Wall Street floods cash into hardware stocks

Seagate’s hard drives—yes, those—go back to the 1950s, when five megabytes needed 2,000 pounds of metal. Today, two terabytes fit in your palm. That’s the kind of storage AI eats daily. Western Digital is riding the same wave.

Then there’s Micron. The Idaho-based memory chipmaker’s DRAM products are now a backbone for AI computing. But retail investors aren’t exactly drooling. “I can hear people’s eyes glaze over when I talk about them on the phone,” said Kim Forrest, founder of Bokeh Capital Partners, who owns Micron. “They want to talk about flying cars and dog robots.”

Kim thinks the tech boom is over-hyped. She’s been managing money for twenty years and used to work in software. Now, she sees AI’s real-world adoption playing out way slower than headlines suggest. “If you’re buying things that are specifically for AI or for data centers, anything that is on that straight-line trajectory is a cautionary tale waiting to happen,” she said.

Micron’s not the only sleeper getting love. Vistra, an electricity provider, is up 53% this year after surging 258% in 2024 and 66% the year before. Broadcom has hit a $1.6 trillion valuation after stacking 49% gains in 2025 and doubling in both 2024 and 2023.

Sandisk, another memory firm, has exploded by more than 100% since September 2. Oracle, better known for its slow, outdated database software, shot up 36% after earnings on September 9, putting it in the S&P 500’s top 10.

Valuations climb while analysts scramble to keep up

Despite this surge, Seagate, Western Digital, and Micron are still some of the cheapest stocks on the index.

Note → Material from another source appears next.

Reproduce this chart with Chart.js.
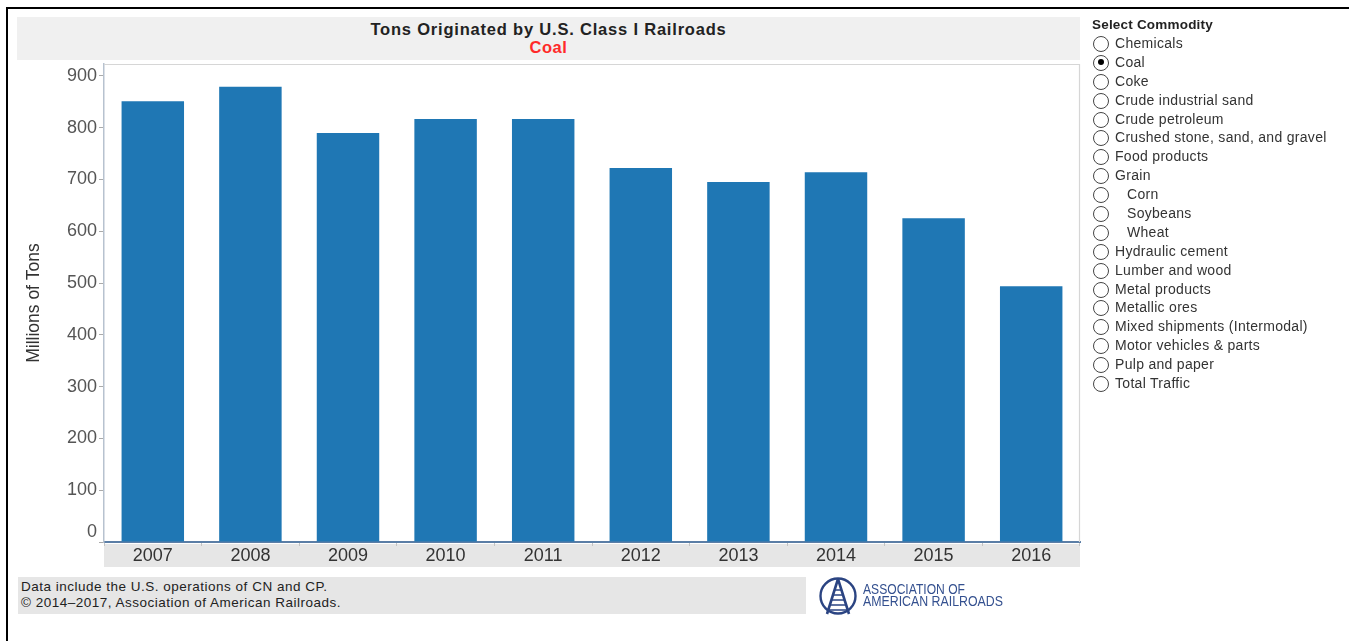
<!DOCTYPE html>
<html>
<head>
<meta charset="utf-8">
<title>Tons Originated by U.S. Class I Railroads</title>
<script src="https://cdn.jsdelivr.net/npm/chart.js@4.4.1/dist/chart.umd.min.js"></script>
<style>
  html, body { margin: 0; padding: 0; background: #fff; }
  body { width: 1349px; height: 641px; position: relative; overflow: hidden;
         font-family: "Liberation Sans", Arial, sans-serif; }
  #frameTop { position: absolute; left: 6px; top: 7px; width: 1343px; height: 2px; background: #000; }
  #frameLeft { position: absolute; left: 6px; top: 7px; width: 2px; height: 634px; background: #000; }
  #titleBand { position: absolute; left: 17px; top: 17px; width: 1063px; height: 43px; background: #f0f0f0; }
  #titleMain { position: absolute; left: 0; width: 100%; top: 3px; text-align: center;
               font-weight: bold; font-size: 16.5px; letter-spacing: 0.8px; color: #222; }
  #titleSub { position: absolute; left: 0; width: 100%; top: 21px; text-align: center;
              font-weight: bold; font-size: 16.5px; letter-spacing: 0.5px; color: #ff2a2a; }
  #chartWrap { position: absolute; left: 0; top: 0; width: 1349px; height: 641px; }
  #footer { position: absolute; left: 18px; top: 577px; width: 788px; height: 37px; background: #e6e6e6; }
  #footer div { position: absolute; left: 3px; font-size: 13.5px; letter-spacing: 0.5px; color: #222; white-space: nowrap; }
  #commodity { position: absolute; left: 1092px; top: 17px; }
  #commodity .head { font-weight: bold; font-size: 13.5px; letter-spacing: 0.2px; color: #222; height: 18px; }
  #commodity .item { position: relative; height: 18.9px; font-size: 14px; letter-spacing: 0.3px; color: #333; white-space: nowrap; }
  #commodity .dot { position: absolute; left: 1px; top: 1px; width: 16px; height: 16px; box-sizing: border-box;
                    border: 1.5px solid #444; border-radius: 50%; background: #fff; }
  #commodity .dot.on::after { content: ""; position: absolute; left: 3.5px; top: 3.5px; width: 6px; height: 6px;
                    border-radius: 50%; background: #000; }
  #commodity .lbl { position: absolute; left: 23px; top: 0; }
  #commodity .sub .lbl { left: 35px; }
  #logo { position: absolute; left: 816px; top: 576px; }
</style>
</head>
<body>
<div id="frameTop"></div>
<div id="frameLeft"></div>

<div id="titleBand">
  <div id="titleMain">Tons Originated by U.S. Class I Railroads</div>
  <div id="titleSub">Coal</div>
</div>

<div id="chartWrap"><canvas id="chart" width="1349" height="641"></canvas></div>

<div id="commodity"></div>

<div id="footer">
  <div style="top:2px">Data include the U.S. operations of CN and CP.</div>
  <div style="top:18px">© 2014–2017, Association of American Railroads.</div>
</div>

<svg id="logo" width="200" height="40" viewBox="0 0 200 40">
  <circle cx="22" cy="20" r="17.5" fill="none" stroke="#2b4482" stroke-width="2.4"/>
  <path d="M22 3 L11 38 M22 3 L33 38" stroke="#2b4482" stroke-width="2.6" fill="none"/>
  <path d="M19 14 H25 M17.5 19 H26.5 M16 24 H28 M14.5 29 H29.5 M13 34 H31" stroke="#2b4482" stroke-width="1.6"/>
  <text x="47" y="18" font-family="Liberation Sans Narrow, Liberation Sans, Arial" font-size="14"
        fill="#34508f" textLength="102" lengthAdjust="spacingAndGlyphs">ASSOCIATION OF</text>
  <text x="47" y="30" font-family="Liberation Sans Narrow, Liberation Sans, Arial" font-size="14"
        fill="#34508f" textLength="140" lengthAdjust="spacingAndGlyphs">AMERICAN RAILROADS</text>
</svg>

<script>
// Coal tons originated, millions of tons per year
const years = ['2007', '2008', '2009', '2010', '2011', '2012', '2013', '2014', '2015', '2016'];
const coalTons = [851, 879, 790, 817, 817, 722, 695, 714, 625, 494];
const yTickValues = [0, 100, 200, 300, 400, 500, 600, 700, 800, 900];

// Commodity selector entries: [label, indented, selected]
const commodities = [
  ['Chemicals', false, false],
  ['Coal', false, true],
  ['Coke', false, false],
  ['Crude industrial sand', false, false],
  ['Crude petroleum', false, false],
  ['Crushed stone, sand, and gravel', false, false],
  ['Food products', false, false],
  ['Grain', false, false],
  ['Corn', true, false],
  ['Soybeans', true, false],
  ['Wheat', true, false],
  ['Hydraulic cement', false, false],
  ['Lumber and wood', false, false],
  ['Metal products', false, false],
  ['Metallic ores', false, false],
  ['Mixed shipments (Intermodal)', false, false],
  ['Motor vehicles & parts', false, false],
  ['Pulp and paper', false, false],
  ['Total Traffic', false, false]
];

const list = document.getElementById('commodity');
const head = document.createElement('div');
head.className = 'head';
head.textContent = 'Select Commodity';
list.appendChild(head);
commodities.forEach(([name, sub, on]) => {
  const row = document.createElement('div');
  row.className = 'item' + (sub ? ' sub' : '');
  const dot = document.createElement('span');
  dot.className = 'dot' + (on ? ' on' : '');
  const lbl = document.createElement('span');
  lbl.className = 'lbl';
  lbl.textContent = name;
  row.appendChild(dot);
  row.appendChild(lbl);
  list.appendChild(row);
});

const FONT = '"Liberation Sans", Arial, sans-serif';
const Y_LABEL_COLOR = '#555';

// Grey band behind the year labels, thin frame on top/right of the plot,
// and the zero label lifted clear of the baseline
const plotDecor = {
  id: 'plotDecor',
  beforeDraw(chart) {
    const { ctx, chartArea: a } = chart;
    ctx.save();
    ctx.fillStyle = '#e6e6e6';
    ctx.fillRect(a.left, a.bottom + 2, a.right - a.left, 23);
    ctx.restore();
  },
  afterDraw(chart) {
    const { ctx, chartArea: a } = chart;
    const y = chart.scales.y;
    ctx.save();
    ctx.strokeStyle = '#d6d6d6';
    ctx.lineWidth = 1.2;
    ctx.beginPath();
    ctx.moveTo(a.left, a.top + 0.5);
    ctx.lineTo(a.right - 0.5, a.top + 0.5);
    ctx.lineTo(a.right - 0.5, a.bottom);
    ctx.stroke();
    ctx.fillStyle = Y_LABEL_COLOR;
    ctx.font = '18px ' + FONT;
    ctx.textAlign = 'right';
    ctx.textBaseline = 'middle';
    ctx.fillText('0', a.left - 7, y.getPixelForValue(0) - 10);
    ctx.restore();
  }
};

new Chart(document.getElementById('chart'), {
  type: 'bar',
  data: {
    labels: years,
    datasets: [{
      label: 'Coal',
      data: coalTons,
      backgroundColor: '#1f77b4',
      borderWidth: 0,
      categoryPercentage: 1.0,
      barPercentage: 0.64
    }]
  },
  plugins: [plotDecor],
  options: {
    responsive: false,
    animation: false,
    layout: { padding: { left: 0, top: 64, right: 269, bottom: 75 } },
    plugins: { legend: { display: false }, title: { display: false }, tooltip: { enabled: false } },
    scales: {
      x: {
        grid: { display: true, drawOnChartArea: false, tickLength: 4, color: '#c4c4c4', offset: true },
        border: { display: true, color: '#5b7ea6', width: 2 },
        ticks: { padding: 1, color: '#333', font: { family: FONT, size: 18, lineHeight: 1 }, maxRotation: 0 },
        afterFit(scale) { scale.height = 24; }
      },
      y: {
        min: 0,
        max: 923,
        afterBuildTicks(scale) { scale.ticks = yTickValues.map(v => ({ value: v })); },
        grid: { display: true, drawOnChartArea: false, tickLength: 5, color: '#aaaaaa' },
        border: { display: true, color: '#b7c2cf', width: 1.5 },
        ticks: {
          padding: 2,
          color: (c) => (c.tick && c.tick.value === 0 ? 'rgba(0,0,0,0)' : Y_LABEL_COLOR),
          font: { family: FONT, size: 18 }
        },
        title: {
          display: true,
          text: 'Millions of Tons',
          color: '#333',
          font: { family: FONT, size: 17.5 },
          padding: { top: 24, bottom: 0 }
        },
        afterFit(scale) { scale.width = 104; }
      }
    }
  }
});
</script>
</body>
</html>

All three have made a profit this year, but each posted annual GAAP losses within the past three.

At the start of 2025, Western Digital traded at less than six times expected earnings. Seagate and Micron hovered around ten times. Even now, all three are below the S&P 500’s 23x forward earnings multiple.

Seagate is the priciest of the three, sitting at 20x, but Mark Miller, analyst at Benchmark Co., just raised his price target to $250, above Friday’s close of $221. “We see higher Seagate HDD prices and margins, which argue for the expansion from historic multiples,” he wrote last week.

Looking at revenue, Seagate is expected to grow 16% in fiscal 2026, down from 39% in 2025. Western Digital’s sales, which fell 27% last year, are also forecasted to rebound 16%.

Micron leads the pack with 48% growth this year and another 33% next. But the rally has moved faster than Wall Street’s models. Seagate is already trading 20% above its average target. Western Digital’s 10% over. Micron’s slightly ahead too.

Michael from Jonestrading doesn’t think this is the time to jump in. “Historically with any cyclical business, usually they peak at a low multiple and they trough when they have negative earnings,” he said. “So the time to buy it is when the cycle has reversed and they’re losing money, and the time to sell it is when the multiple looks healthy.”